::: Recorded information :::

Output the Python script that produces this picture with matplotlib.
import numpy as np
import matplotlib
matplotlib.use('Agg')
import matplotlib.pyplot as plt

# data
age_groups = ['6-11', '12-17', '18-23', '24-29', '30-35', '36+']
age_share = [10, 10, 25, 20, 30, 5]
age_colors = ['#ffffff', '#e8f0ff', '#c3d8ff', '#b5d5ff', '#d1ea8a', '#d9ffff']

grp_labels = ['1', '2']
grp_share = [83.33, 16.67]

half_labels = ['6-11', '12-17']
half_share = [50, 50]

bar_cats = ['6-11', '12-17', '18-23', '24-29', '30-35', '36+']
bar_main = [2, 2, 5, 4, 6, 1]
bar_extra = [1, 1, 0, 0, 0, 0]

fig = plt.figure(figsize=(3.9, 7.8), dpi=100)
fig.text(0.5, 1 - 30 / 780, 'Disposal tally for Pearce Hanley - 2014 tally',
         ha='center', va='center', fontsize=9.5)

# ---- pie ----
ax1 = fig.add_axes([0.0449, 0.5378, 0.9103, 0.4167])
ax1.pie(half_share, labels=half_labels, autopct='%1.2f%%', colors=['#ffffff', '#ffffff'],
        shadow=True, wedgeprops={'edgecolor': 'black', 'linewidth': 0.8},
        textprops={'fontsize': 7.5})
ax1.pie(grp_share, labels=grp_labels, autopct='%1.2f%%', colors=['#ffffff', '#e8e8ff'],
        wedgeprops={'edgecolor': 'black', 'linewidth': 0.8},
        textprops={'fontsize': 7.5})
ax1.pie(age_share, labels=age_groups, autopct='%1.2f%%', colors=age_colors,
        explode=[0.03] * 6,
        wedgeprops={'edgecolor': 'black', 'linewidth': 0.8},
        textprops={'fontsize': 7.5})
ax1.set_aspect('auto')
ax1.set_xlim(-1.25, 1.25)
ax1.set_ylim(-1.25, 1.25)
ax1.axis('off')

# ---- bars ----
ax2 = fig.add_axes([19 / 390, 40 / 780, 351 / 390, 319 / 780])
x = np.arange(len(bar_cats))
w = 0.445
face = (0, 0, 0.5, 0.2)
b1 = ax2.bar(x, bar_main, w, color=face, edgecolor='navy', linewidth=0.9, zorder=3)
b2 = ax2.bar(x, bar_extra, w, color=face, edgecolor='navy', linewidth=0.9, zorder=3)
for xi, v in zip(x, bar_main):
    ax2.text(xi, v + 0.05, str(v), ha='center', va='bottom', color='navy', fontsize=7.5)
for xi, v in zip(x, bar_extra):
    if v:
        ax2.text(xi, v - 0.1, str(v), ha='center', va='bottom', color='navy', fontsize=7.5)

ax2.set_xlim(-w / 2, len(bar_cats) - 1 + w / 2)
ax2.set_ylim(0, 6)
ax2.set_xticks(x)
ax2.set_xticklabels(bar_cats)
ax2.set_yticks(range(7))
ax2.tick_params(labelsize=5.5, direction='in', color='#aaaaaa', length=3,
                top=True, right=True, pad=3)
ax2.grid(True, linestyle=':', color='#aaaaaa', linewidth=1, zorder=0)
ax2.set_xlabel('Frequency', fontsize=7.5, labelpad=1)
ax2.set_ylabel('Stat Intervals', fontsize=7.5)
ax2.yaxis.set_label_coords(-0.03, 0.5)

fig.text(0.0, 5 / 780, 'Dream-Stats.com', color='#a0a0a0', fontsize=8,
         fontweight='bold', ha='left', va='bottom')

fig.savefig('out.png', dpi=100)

:::

Task:
Copy each line from the data above that includes "matplotlib".

Answer in full:
Output the Python script that produces this picture with matplotlib.
import matplotlib
matplotlib.use('Agg')
import matplotlib.pyplot as plt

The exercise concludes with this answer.